One man's fiasco is another man's Picasso. Calipari tried to spin it afterward. Give him this: He's as willing to show optimism in the face of incontrovertible evidence as much as any coach in the game.

"We miss so many open shots, it becomes demoralizing, and the crazy thing is we still could have won the game," he said.

Kentucky did cut it to a two-point difference with 4:31 to go. Then UCLA turned off the water and it was goodnight. Kentucky never scored again. UCLA was tougher, more confident. It won by 10 points and deserved that double-digit margin. Kentucky is lost offensively and still doesn't have lineup answers nearly a third of the way into the season. With this much veteran presence, that's a red flag. Jacob Toppin is not the breakout player that was promised. CJ Frederick, the 3-point shooter this team needs, scored zero points in six minutes. Antonio Reeves floated in and out of the flow of the game all evening. 

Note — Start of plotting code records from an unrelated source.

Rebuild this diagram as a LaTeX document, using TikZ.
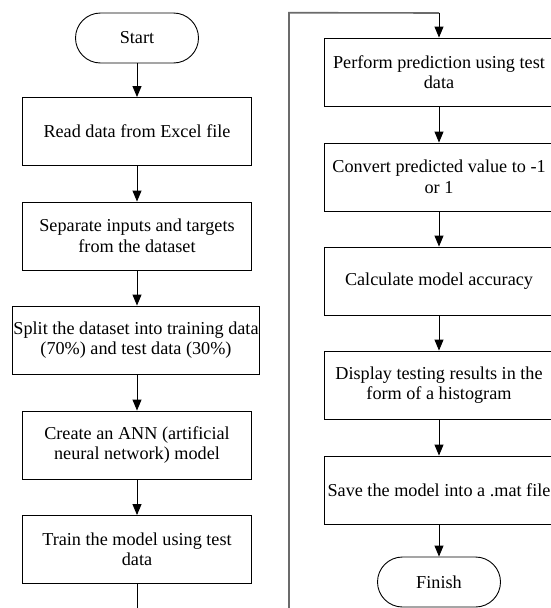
\documentclass[tikz,border=0pt]{standalone}
\usepackage{fontspec}
\setmainfont{Liberation Serif}
\usetikzlibrary{arrows.meta}
\begin{document}
\begin{tikzpicture}[x=1pt,y=-1pt,
  every node/.style={font=\fontsize{18.2}{20.5}\selectfont},
  box/.style={draw=black,line width=0.9pt,rectangle,minimum width=229pt,
    minimum height=68pt,align=center,inner sep=0pt},
  widebox/.style={box,minimum width=247pt},
  term/.style={draw=black,line width=0.9pt,rectangle,rounded corners=25pt,
    minimum width=123pt,minimum height=50pt,inner sep=0pt},
  flow/.style={line width=0.9pt,-{Triangle[length=11pt,width=9pt]}},
  link/.style={draw=black!58,line width=1.6pt}]
  \useasboundingbox[fill=white] (0,0) rectangle (551,608);

  % left column
  \node[term]     (start) at (137,38)    {Start};
  \node[box]      (read)  at (137,131.5) {Read data from Excel file};
  \node[box]      (sep)   at (137,236)   {Separate inputs and targets\\from the dataset};
  \node[widebox]  (split) at (136,340)   {Split the dataset into training data\\(70\%) and test data (30\%)};
  \node[box]      (ann)   at (137,445)   {Create an ANN (artificial\\neural network) model};
  \node[box]      (train) at (137,549.5) {Train the model using test\\data};

  % right column
  \node[box] (pred)  at (439,72)  {Perform prediction using test\\data};
  \node[box] (conv)  at (439,177) {Convert predicted value to -1\\or 1};
  \node[box] (acc)   at (439,281) {Calculate model accuracy};
  \node[box] (hist)  at (439,385) {Display testing results in the\\form of a histogram};
  \node[box] (save)  at (439,490) {Save the model into a .mat file};
  \node[term] (finish) at (439,582) {Finish};

  % connectors
  \draw[flow] (start) -- (read);
  \draw[flow] (read) -- (sep);
  \draw[flow] (sep) -- (read.south |- split.north);
  \draw[flow] (split.south -| read.south) -- (ann);
  \draw[flow] (ann) -- (train);

  \coordinate (down) at (137,608);
  \draw[line width=0.9pt] (train.south) -- (down);

  % column jump: up the middle, across the top, into the right column
  \coordinate (rise)  at (289,608);
  \coordinate (turn)  at (289,12.7);
  \coordinate (entry) at (439,13);
  \draw[link] (rise) -- (turn) -- (entry);
  \draw[flow] (entry) -- (pred.north);

  \draw[flow] (pred) -- (conv);
  \draw[flow] (conv) -- (acc);
  \draw[flow] (acc) -- (hist);
  \draw[flow] (hist) -- (save);
  \draw[flow] (save) -- (finish);
\end{tikzpicture}
\end{document}
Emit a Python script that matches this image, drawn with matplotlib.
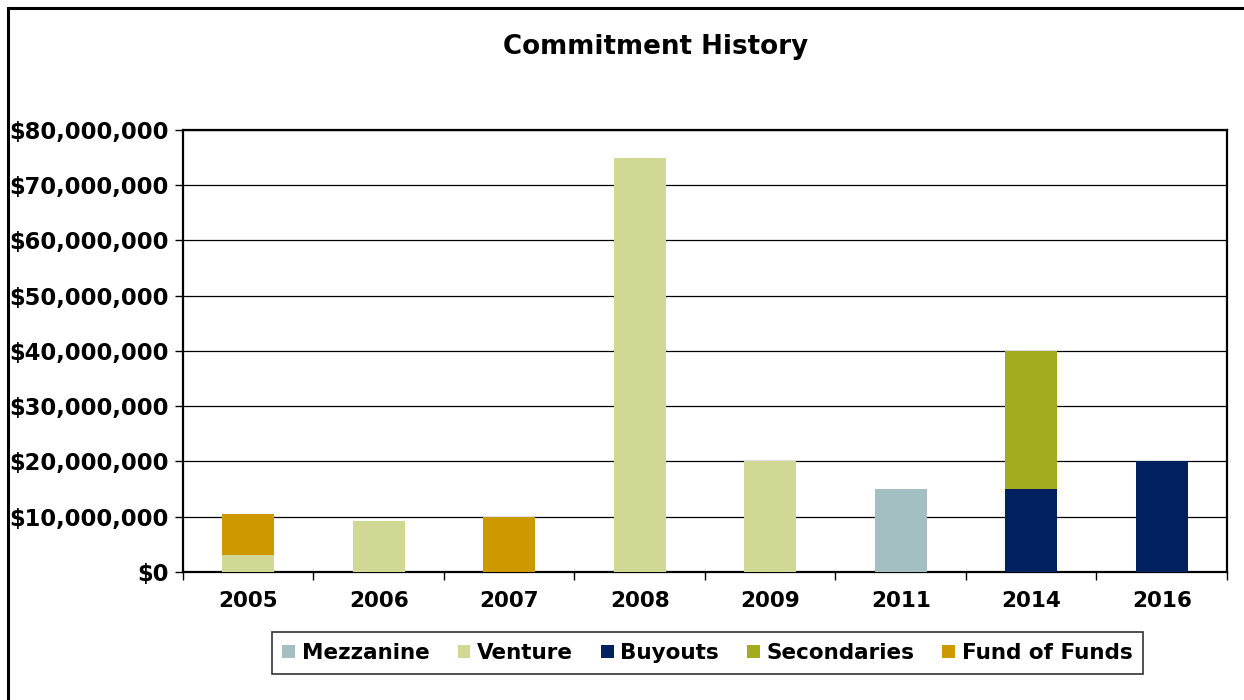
"""Commitment history stacked bar chart."""

import matplotlib
matplotlib.use("Agg")
import matplotlib.pyplot as plt
import numpy as np
from matplotlib.patches import Rectangle
from matplotlib.ticker import FuncFormatter, MultipleLocator

years = ["2005", "2006", "2007", "2008", "2009", "2011", "2014", "2016"]
strategies = ["Mezzanine", "Venture", "Buyouts", "Secondaries", "Fund of Funds"]
colors = ["#A3BFC1", "#D1D894", "#002060", "#A2AC1E", "#CC9900"]

# commitments per year, in dollars
mezzanine = [0, 0, 0, 0, 0, 15_000_000, 0, 0]
venture = [3_000_000, 9_200_000, 0, 75_000_000, 20_000_000, 0, 0, 0]
buyouts = [0, 0, 0, 0, 0, 0, 15_000_000, 20_000_000]
secondaries = [0, 0, 0, 0, 0, 0, 25_000_000, 0]
fund_of_funds = [7_500_000, 0, 10_000_000, 0, 0, 0, 0, 0]
series = [mezzanine, venture, buyouts, secondaries, fund_of_funds]

plt.rcParams["font.family"] = "DejaVu Sans"
plt.rcParams["font.weight"] = "bold"

fig = plt.figure(figsize=(12.44, 7.0), dpi=100)
ax = fig.add_axes([0.1471, 0.1829, 0.8392, 0.6314])

x = np.arange(len(years))
bottom = np.zeros(len(years))
for name, vals, col in zip(strategies, series, colors):
    vals = np.asarray(vals, dtype=float)
    ax.bar(x, vals, width=0.4, bottom=bottom, color=col, label=name, zorder=3)
    bottom += vals

ax.set_xlim(-0.5, len(years) - 0.5)
ax.set_ylim(0, 80_000_000)
ax.yaxis.set_major_locator(MultipleLocator(10_000_000))
ax.yaxis.set_major_formatter(FuncFormatter(lambda v, _: f"${v:,.0f}"))
ax.grid(axis="y", color="black", linewidth=0.9, zorder=0)

# category boundaries carry the ticks, centres carry the labels
ax.set_xticks(np.arange(len(years) + 1) - 0.5)
ax.set_xticklabels([])
ax.set_xticks(x, minor=True)
ax.set_xticklabels(years, minor=True)
ax.tick_params(axis="x", which="major", direction="out", length=6, width=1)
ax.tick_params(axis="x", which="minor", length=0, pad=14, labelsize=15.5)
ax.tick_params(axis="y", direction="out", length=6, width=1, labelsize=16.3, pad=4)

for spine in ax.spines.values():
    spine.set_linewidth(1.6)
    spine.set_color("black")

fig.suptitle("Commitment History", x=0.527, y=0.952, fontsize=18.8, fontweight="bold")

leg = fig.legend(loc="center", bbox_to_anchor=(0.5687, 0.067), ncol=5,
                 fontsize=15.5, frameon=True, fancybox=False, edgecolor="black",
                 handlelength=0.6, handleheight=0.6, handletextpad=0.3,
                 columnspacing=1.3, borderpad=0.5)
leg.get_frame().set_linewidth(1.2)

# outer chart frame, running off the right and bottom edges
fig.patches.append(Rectangle((8 / 1244, -0.05), 1.1, 1 - 8 / 700 + 0.05,
                             transform=fig.transFigure, fill=False,
                             edgecolor="black", linewidth=2.2))

fig.savefig("out.png", dpi=100)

The offense needs a jolt, and against physical teams with size and experience, Calipari is still searching for answers.

"We have good shooters," Calipari said. "We're one of the better 3-point shooting teams, and we missed."

Not entirely true. In fact, the good shooting might be some fools' gold to this point. Against the four high-major teams Kentucky has faced this season, it's gone 1-3 and only scored better than 1.0 points per possession in one of those games, its 73-69 win over Michigan. On Saturday, it was a rotten 0.79 PPP. From 3-point range against Michigan State, Michigan, Gonzaga and UCLA, Kentucky shot a combined 29.1% (25 for 86.) 

There's a stagnancy. There's a predictable halt of motion late in games. It seems like good teams are able to figure Kentucky out, and without a dynamic alpha scorer on the roster, it puts a ceiling on Kentucky's creativity. I didn't expect this; in early November, I picked the Wildcats to win the national title. There's little to suggest that's possible with this team.

"We're not a bad free-throw shooting team. We were today," Calpari said.

Objectively not true at this point. With a 10-game sample size, Kentucky ranks 304th nationally on a 66.3% success rate from the foul line. 

"That stuff is contagious," Calipari said. "When you watch one guy miss and the next guy misses and you get up and it's in your mind, that's part of it." 

I'm not here to declare Kentucky's season is over. If anything, it hasn't really begun. UK can't get out of third gear against good teams most of the time. Calipari's had projects over the years that have taken two months or more to figure out, but that wasn't supposed to be the way with this team, which isn't reliant on a heavy subset of freshmen. Instead, Kentucky looks a long way from the preseason top-five team it was billed to be. When's that team going to show up? Calipari might claim to have that answer, but even if so, it would be hard to believe him at this point.